> Task goal
Repeat exactly, please, the lines that begin at the start of the listing and end at the line holding "prop_stbc_cdm = [2.74, 8.59, 12.86, 14.26, 14.50, 14.56, 14.62]".

+ + + +

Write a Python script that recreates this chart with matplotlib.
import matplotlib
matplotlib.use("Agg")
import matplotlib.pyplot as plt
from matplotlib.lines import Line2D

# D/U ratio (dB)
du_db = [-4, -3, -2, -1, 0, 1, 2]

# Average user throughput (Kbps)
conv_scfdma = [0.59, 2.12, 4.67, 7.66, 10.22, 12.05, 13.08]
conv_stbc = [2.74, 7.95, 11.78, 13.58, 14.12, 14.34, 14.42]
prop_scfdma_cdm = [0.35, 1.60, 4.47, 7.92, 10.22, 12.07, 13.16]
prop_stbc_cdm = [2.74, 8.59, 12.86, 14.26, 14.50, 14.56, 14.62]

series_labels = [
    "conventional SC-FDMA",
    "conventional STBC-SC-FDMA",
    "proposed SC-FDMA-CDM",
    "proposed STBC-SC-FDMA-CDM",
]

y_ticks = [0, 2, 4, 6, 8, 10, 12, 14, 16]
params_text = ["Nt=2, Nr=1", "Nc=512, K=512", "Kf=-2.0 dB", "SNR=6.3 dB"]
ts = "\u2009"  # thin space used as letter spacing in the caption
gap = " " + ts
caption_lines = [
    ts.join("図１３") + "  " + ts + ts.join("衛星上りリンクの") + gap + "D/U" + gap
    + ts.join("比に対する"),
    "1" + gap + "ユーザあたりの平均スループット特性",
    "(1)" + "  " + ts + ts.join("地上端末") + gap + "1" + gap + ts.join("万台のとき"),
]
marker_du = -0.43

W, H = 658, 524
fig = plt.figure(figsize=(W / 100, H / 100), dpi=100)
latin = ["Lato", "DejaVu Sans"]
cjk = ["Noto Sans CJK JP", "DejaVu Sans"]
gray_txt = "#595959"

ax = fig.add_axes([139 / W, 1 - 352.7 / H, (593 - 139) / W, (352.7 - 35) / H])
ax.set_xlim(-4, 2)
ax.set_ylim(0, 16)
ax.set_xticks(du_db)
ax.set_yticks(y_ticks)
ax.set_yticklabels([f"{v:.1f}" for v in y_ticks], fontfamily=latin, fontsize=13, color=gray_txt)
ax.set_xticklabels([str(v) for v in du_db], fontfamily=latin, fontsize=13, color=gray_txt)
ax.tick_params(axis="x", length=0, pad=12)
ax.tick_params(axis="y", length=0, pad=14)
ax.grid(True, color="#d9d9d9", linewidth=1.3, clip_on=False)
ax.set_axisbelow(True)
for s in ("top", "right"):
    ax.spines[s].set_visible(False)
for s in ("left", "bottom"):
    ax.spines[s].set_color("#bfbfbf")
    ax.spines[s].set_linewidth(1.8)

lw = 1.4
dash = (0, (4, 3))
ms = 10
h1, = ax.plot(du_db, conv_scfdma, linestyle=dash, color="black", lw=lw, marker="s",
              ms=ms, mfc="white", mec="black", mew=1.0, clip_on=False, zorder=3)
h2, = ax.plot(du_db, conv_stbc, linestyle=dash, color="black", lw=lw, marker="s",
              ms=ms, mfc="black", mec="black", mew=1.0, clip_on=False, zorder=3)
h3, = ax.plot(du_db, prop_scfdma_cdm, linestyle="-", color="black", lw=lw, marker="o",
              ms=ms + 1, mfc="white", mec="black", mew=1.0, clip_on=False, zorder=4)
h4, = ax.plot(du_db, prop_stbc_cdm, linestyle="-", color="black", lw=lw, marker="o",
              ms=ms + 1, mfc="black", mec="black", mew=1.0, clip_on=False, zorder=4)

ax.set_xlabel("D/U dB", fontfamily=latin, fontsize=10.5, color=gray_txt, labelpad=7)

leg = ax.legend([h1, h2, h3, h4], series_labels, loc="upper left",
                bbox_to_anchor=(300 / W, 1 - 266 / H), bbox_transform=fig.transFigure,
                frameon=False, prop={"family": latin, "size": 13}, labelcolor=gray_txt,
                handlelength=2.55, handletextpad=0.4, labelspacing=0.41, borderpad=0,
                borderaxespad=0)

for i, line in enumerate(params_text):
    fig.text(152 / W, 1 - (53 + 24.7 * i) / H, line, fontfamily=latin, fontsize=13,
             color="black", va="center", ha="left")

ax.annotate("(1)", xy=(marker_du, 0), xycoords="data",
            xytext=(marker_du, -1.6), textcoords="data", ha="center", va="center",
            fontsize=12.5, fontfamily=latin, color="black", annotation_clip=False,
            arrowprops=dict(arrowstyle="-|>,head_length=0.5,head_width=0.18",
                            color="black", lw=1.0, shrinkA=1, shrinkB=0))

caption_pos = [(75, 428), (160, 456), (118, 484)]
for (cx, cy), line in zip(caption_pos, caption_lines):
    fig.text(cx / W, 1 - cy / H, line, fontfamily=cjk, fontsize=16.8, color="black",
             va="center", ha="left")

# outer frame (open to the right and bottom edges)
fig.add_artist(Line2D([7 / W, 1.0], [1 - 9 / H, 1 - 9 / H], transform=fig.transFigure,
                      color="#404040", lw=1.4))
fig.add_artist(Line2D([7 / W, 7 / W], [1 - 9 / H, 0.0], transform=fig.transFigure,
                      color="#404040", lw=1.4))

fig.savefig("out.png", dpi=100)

+ + + +

> Solution
Write a Python script that recreates this chart with matplotlib.
import matplotlib
matplotlib.use("Agg")
import matplotlib.pyplot as plt
from matplotlib.lines import Line2D

# D/U ratio (dB)
du_db = [-4, -3, -2, -1, 0, 1, 2]

# Average user throughput (Kbps)
conv_scfdma = [0.59, 2.12, 4.67, 7.66, 10.22, 12.05, 13.08]
conv_stbc = [2.74, 7.95, 11.78, 13.58, 14.12, 14.34, 14.42]
prop_scfdma_cdm = [0.35, 1.60, 4.47, 7.92, 10.22, 12.07, 13.16]
prop_stbc_cdm = [2.74, 8.59, 12.86, 14.26, 14.50, 14.56, 14.62]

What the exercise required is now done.